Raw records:
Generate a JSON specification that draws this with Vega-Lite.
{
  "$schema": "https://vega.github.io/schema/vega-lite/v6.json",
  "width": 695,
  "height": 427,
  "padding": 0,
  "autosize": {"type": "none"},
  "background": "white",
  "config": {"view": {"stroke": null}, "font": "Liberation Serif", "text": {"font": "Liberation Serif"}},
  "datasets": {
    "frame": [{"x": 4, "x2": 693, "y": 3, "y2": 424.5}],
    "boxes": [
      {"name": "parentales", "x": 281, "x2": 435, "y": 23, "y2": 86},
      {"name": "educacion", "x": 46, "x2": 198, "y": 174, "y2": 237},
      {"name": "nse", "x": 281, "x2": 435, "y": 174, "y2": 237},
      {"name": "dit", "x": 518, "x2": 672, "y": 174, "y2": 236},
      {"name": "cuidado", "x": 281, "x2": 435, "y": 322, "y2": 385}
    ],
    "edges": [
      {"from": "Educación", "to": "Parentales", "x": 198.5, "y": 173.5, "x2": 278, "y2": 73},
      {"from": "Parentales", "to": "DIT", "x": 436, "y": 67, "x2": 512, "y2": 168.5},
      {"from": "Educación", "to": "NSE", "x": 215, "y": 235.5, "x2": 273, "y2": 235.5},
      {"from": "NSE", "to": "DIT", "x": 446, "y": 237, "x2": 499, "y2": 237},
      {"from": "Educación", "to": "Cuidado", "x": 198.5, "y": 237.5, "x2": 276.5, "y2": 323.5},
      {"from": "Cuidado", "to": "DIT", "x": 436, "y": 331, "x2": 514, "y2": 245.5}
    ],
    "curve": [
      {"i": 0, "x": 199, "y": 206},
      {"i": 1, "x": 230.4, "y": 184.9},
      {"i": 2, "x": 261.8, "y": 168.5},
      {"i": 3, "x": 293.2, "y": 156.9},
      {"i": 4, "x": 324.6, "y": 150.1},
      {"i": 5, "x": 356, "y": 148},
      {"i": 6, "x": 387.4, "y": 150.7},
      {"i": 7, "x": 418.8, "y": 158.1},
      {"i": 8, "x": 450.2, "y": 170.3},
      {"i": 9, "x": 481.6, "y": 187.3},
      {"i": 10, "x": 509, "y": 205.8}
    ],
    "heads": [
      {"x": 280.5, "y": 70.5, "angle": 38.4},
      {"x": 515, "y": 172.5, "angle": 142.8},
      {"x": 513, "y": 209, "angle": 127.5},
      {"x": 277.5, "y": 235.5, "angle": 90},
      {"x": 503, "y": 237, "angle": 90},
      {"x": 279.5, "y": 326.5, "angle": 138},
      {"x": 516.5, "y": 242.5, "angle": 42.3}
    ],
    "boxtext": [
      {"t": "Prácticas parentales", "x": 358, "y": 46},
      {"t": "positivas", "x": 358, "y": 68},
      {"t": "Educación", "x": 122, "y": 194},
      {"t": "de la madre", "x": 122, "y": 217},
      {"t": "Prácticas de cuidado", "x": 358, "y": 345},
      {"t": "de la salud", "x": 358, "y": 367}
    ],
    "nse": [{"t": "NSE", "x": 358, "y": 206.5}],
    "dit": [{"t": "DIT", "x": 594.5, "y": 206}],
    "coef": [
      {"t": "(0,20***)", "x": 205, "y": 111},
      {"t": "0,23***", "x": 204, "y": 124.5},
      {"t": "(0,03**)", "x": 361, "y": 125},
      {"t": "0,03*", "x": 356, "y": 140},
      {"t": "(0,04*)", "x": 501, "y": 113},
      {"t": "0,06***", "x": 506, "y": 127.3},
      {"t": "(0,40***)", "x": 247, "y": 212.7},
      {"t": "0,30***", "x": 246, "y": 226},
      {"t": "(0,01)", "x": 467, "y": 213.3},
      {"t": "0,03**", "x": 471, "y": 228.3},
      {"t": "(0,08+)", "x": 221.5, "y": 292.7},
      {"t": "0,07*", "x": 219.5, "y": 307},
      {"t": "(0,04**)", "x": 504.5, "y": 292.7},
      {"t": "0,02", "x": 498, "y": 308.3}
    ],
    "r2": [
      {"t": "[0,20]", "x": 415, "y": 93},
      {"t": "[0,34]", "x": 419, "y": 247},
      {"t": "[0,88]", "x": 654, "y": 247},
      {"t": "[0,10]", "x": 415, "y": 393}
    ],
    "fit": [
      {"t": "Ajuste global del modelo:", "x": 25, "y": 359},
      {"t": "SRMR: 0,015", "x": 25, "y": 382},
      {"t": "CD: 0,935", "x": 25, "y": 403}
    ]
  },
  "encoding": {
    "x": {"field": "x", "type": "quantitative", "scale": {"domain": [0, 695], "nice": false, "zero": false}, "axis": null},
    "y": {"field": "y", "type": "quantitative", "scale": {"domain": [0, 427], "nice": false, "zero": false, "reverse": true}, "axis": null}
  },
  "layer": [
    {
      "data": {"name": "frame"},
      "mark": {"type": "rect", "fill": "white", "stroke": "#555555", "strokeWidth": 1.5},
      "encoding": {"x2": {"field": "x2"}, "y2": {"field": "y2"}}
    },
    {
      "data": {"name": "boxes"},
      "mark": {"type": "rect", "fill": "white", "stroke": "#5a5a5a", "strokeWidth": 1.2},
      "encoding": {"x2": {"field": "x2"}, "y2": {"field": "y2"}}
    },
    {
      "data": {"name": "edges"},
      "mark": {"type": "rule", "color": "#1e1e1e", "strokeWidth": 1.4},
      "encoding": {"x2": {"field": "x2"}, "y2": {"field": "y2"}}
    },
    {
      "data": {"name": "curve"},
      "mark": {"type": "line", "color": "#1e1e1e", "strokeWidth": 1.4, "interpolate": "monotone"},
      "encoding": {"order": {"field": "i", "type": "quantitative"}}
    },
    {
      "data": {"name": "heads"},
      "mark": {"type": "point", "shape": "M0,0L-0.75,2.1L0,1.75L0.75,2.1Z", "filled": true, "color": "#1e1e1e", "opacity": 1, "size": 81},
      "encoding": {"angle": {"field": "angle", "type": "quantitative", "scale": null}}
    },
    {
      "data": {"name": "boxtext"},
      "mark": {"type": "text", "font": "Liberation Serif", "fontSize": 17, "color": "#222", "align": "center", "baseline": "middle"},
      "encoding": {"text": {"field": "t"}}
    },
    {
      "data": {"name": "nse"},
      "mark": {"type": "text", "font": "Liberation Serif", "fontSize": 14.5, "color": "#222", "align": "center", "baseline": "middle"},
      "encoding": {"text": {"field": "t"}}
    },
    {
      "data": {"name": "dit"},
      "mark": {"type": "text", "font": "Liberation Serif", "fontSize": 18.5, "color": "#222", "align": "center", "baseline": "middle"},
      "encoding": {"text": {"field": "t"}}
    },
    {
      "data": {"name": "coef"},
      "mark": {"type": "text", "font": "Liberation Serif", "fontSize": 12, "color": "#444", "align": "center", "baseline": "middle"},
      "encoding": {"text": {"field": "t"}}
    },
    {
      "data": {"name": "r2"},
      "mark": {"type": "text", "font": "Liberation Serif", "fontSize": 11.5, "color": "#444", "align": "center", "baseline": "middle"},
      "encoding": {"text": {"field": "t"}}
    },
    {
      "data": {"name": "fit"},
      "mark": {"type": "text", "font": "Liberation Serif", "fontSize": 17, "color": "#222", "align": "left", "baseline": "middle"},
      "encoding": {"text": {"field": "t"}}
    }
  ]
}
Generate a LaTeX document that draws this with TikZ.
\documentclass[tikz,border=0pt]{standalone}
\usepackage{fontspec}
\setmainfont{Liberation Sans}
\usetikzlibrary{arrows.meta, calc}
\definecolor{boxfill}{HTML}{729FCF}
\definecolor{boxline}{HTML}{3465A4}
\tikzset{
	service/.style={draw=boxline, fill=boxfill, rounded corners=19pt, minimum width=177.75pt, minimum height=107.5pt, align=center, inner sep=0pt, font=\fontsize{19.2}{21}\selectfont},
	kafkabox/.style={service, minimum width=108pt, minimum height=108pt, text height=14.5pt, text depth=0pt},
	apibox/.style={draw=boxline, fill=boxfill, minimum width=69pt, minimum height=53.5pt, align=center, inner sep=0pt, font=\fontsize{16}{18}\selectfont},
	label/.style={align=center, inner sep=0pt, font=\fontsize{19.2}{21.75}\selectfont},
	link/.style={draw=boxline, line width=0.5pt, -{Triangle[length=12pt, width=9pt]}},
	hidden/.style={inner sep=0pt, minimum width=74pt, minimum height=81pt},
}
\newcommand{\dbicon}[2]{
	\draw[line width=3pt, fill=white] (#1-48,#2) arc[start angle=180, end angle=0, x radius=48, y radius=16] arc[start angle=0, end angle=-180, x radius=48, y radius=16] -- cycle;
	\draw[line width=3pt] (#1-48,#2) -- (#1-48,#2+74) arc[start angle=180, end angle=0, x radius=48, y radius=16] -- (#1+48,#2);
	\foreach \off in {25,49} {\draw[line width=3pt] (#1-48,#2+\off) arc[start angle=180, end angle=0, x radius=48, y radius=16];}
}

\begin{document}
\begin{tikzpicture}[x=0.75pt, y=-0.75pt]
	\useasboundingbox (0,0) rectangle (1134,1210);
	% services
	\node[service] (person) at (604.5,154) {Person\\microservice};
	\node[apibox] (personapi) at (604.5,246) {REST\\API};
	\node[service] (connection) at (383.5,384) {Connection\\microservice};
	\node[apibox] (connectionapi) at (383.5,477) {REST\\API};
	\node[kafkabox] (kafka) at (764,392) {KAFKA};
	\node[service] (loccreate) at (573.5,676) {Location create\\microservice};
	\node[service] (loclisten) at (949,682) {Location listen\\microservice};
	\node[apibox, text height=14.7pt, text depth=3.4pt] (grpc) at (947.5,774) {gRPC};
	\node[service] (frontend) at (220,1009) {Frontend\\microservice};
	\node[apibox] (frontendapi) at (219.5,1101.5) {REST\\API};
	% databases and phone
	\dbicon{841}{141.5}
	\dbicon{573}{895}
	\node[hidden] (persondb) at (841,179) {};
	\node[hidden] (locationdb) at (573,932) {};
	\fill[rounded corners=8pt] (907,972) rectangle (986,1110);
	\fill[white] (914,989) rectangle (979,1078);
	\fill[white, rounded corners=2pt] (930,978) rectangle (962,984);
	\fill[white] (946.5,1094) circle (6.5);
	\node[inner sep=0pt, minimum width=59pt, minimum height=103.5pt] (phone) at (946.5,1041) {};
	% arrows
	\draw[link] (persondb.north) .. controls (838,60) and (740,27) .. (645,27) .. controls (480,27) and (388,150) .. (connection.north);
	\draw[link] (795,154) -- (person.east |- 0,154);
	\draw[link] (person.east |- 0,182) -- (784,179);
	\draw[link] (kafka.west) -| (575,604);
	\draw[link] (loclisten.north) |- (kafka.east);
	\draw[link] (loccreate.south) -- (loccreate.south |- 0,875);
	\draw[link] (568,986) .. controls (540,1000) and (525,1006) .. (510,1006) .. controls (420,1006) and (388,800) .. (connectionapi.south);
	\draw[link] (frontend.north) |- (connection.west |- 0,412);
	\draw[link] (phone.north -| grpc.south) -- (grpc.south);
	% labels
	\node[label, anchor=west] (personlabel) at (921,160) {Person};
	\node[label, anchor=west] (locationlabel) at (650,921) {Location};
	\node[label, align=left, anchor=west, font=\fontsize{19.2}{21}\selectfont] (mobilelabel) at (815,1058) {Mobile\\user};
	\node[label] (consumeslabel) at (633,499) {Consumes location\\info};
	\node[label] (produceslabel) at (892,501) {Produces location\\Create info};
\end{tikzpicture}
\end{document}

---

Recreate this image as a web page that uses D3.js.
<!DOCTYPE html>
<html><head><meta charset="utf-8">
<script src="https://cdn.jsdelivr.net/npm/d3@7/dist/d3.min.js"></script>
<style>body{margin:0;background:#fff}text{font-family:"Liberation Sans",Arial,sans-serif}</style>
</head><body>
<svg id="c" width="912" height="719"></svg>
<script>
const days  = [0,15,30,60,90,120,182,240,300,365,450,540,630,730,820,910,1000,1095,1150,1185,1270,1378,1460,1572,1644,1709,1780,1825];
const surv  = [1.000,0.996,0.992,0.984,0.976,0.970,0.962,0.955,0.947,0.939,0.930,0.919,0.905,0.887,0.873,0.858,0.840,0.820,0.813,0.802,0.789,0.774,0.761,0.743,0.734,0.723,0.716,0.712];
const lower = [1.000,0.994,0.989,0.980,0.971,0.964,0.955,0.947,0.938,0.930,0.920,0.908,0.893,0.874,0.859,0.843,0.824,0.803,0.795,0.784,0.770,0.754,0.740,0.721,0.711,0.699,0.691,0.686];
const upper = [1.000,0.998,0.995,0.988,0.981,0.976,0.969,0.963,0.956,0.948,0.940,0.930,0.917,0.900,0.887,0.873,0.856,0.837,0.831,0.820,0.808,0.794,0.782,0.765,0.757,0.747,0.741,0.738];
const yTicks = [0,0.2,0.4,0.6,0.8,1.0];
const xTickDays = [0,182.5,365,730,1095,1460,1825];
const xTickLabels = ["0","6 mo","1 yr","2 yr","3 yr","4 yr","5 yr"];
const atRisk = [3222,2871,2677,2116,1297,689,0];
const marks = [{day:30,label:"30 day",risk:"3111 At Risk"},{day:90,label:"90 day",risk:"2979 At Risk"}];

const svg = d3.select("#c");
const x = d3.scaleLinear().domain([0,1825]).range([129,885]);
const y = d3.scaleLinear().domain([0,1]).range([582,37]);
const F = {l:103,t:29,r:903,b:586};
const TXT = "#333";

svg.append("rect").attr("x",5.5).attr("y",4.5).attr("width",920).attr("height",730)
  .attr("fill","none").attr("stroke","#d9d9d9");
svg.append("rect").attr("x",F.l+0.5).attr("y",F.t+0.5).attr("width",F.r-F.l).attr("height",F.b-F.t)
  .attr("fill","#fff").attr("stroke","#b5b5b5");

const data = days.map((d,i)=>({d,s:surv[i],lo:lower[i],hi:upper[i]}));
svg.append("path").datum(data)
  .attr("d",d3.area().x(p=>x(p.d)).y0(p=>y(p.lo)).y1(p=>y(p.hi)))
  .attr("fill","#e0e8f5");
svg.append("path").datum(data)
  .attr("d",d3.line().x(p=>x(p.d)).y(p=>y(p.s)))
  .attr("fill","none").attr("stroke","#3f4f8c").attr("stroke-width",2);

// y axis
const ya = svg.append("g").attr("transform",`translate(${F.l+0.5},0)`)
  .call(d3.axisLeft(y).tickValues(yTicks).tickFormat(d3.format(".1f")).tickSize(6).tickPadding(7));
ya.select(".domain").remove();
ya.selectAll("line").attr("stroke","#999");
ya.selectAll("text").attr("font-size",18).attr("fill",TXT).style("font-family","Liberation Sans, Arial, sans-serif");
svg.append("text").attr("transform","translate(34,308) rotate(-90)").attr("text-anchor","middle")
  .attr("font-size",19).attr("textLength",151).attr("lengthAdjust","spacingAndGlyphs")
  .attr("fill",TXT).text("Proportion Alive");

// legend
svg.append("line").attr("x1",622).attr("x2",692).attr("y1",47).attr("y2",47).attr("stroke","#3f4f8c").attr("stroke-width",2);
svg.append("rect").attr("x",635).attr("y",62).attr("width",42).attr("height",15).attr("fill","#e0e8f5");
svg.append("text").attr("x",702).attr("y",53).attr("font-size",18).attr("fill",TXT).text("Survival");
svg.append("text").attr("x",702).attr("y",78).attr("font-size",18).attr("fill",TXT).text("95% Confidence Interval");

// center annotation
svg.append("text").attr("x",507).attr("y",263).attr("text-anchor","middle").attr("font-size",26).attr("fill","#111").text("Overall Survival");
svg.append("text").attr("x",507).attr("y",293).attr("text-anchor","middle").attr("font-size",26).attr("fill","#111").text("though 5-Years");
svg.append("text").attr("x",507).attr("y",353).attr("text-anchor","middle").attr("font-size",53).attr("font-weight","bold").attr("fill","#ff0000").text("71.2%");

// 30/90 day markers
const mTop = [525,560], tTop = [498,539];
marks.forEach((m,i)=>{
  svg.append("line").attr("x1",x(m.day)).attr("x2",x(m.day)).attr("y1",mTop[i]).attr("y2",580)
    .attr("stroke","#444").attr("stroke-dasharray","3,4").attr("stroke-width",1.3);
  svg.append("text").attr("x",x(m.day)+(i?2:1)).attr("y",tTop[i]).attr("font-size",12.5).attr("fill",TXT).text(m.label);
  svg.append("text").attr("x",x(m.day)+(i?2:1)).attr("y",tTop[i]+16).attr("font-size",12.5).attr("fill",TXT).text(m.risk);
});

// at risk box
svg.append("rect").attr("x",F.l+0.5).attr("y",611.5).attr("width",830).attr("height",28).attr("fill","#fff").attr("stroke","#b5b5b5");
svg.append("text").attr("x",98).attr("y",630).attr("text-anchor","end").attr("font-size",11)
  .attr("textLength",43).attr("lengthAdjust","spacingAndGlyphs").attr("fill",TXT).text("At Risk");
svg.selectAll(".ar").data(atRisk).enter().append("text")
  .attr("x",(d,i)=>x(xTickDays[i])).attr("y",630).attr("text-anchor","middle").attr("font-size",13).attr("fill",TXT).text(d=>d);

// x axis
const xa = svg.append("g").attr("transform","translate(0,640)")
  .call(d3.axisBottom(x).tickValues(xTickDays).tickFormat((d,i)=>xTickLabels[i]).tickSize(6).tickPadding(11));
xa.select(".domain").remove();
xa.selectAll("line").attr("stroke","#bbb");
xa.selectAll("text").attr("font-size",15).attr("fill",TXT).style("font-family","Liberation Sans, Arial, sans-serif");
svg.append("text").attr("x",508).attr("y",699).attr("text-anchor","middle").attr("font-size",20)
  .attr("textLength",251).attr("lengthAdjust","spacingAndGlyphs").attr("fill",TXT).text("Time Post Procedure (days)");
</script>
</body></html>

...

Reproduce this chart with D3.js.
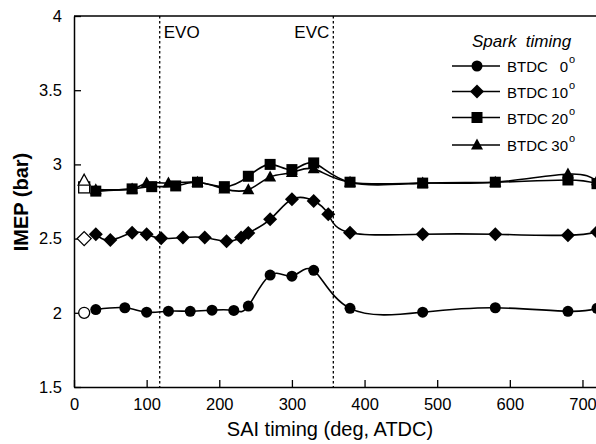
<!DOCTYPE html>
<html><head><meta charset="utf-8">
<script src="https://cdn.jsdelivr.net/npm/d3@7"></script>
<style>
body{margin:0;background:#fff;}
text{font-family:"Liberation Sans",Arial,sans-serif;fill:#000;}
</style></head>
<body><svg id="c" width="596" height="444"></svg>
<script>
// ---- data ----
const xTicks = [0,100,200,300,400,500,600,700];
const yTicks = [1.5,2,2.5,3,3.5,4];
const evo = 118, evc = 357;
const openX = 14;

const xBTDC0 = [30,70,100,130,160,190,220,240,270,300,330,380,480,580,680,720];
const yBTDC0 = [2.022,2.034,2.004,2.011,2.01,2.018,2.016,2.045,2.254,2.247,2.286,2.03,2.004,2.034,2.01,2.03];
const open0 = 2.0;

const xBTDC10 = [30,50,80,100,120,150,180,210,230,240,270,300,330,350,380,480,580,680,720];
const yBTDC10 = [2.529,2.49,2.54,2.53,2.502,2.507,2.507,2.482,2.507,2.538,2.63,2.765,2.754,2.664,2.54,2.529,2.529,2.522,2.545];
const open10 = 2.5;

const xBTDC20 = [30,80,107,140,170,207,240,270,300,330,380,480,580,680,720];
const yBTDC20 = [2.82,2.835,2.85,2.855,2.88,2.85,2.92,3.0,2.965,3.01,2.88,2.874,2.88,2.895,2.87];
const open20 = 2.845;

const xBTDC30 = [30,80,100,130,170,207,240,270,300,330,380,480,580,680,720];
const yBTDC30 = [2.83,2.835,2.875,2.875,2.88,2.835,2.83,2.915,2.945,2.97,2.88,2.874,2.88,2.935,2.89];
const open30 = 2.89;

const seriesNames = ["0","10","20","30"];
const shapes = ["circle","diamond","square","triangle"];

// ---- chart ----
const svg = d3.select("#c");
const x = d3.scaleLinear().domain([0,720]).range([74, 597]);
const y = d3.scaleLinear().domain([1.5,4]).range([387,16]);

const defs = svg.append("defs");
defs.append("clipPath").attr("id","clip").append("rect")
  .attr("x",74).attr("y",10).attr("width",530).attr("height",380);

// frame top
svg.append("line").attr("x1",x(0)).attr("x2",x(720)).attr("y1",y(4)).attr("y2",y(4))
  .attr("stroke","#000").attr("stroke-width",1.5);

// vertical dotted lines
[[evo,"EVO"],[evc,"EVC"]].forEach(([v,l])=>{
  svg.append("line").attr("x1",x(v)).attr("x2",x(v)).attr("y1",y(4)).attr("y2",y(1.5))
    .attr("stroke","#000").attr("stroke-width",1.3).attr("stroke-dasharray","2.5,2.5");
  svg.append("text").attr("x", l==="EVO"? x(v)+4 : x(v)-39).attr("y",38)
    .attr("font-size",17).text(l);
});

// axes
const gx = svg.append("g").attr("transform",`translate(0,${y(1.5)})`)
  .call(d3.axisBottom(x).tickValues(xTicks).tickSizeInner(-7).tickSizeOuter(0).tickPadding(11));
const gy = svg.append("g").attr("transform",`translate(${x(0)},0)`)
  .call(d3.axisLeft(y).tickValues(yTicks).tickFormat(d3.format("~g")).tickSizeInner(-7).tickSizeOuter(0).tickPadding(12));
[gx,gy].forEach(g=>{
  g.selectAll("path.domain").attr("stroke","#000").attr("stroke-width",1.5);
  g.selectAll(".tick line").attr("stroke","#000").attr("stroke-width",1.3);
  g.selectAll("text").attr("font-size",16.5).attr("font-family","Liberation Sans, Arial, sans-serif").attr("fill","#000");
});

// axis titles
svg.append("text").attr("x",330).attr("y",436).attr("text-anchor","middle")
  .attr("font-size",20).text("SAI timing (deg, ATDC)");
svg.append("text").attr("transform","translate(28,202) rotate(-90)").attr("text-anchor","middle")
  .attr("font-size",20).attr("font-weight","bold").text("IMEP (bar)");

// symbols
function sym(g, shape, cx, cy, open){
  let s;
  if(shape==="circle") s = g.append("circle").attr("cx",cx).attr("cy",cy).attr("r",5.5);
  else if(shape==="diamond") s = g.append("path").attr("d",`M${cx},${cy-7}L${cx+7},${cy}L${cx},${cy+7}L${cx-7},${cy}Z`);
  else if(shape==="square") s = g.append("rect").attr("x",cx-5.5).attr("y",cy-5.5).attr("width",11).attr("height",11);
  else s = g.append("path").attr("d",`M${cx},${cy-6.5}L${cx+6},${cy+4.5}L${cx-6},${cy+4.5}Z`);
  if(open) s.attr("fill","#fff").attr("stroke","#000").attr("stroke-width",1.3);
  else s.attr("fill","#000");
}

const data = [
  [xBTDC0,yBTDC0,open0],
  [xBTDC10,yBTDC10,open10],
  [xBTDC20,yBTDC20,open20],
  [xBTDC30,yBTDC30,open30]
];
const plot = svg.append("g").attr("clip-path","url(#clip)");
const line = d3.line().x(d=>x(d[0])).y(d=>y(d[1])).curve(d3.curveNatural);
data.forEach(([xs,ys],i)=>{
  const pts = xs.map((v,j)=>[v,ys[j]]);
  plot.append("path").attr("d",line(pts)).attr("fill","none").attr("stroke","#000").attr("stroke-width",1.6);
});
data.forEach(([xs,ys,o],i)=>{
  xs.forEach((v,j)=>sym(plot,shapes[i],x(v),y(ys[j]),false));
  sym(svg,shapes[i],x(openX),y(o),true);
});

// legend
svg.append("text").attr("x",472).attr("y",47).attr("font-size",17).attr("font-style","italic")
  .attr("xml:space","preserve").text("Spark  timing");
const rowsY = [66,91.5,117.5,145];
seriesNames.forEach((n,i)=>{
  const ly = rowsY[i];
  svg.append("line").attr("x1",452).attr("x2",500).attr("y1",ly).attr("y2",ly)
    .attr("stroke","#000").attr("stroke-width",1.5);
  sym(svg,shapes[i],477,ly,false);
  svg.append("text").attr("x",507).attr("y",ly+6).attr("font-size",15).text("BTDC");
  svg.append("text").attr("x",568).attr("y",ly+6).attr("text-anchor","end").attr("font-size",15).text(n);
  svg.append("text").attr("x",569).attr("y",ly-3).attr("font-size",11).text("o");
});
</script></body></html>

## Problem to solve:
Please quote only the span of lines whose first line contains "Reproduce this chart with D3.js." and whose last line contains "const open0 = 2.0;", leaving every picture out.

## Final result:
Reproduce this chart with D3.js.
<!DOCTYPE html>
<html><head><meta charset="utf-8">
<script src="https://cdn.jsdelivr.net/npm/d3@7"></script>
<style>
body{margin:0;background:#fff;}
text{font-family:"Liberation Sans",Arial,sans-serif;fill:#000;}
</style></head>
<body><svg id="c" width="596" height="444"></svg>
<script>
// ---- data ----
const xTicks = [0,100,200,300,400,500,600,700];
const yTicks = [1.5,2,2.5,3,3.5,4];
const evo = 118, evc = 357;
const openX = 14;

const xBTDC0 = [30,70,100,130,160,190,220,240,270,300,330,380,480,580,680,720];
const yBTDC0 = [2.022,2.034,2.004,2.011,2.01,2.018,2.016,2.045,2.254,2.247,2.286,2.03,2.004,2.034,2.01,2.03];
const open0 = 2.0;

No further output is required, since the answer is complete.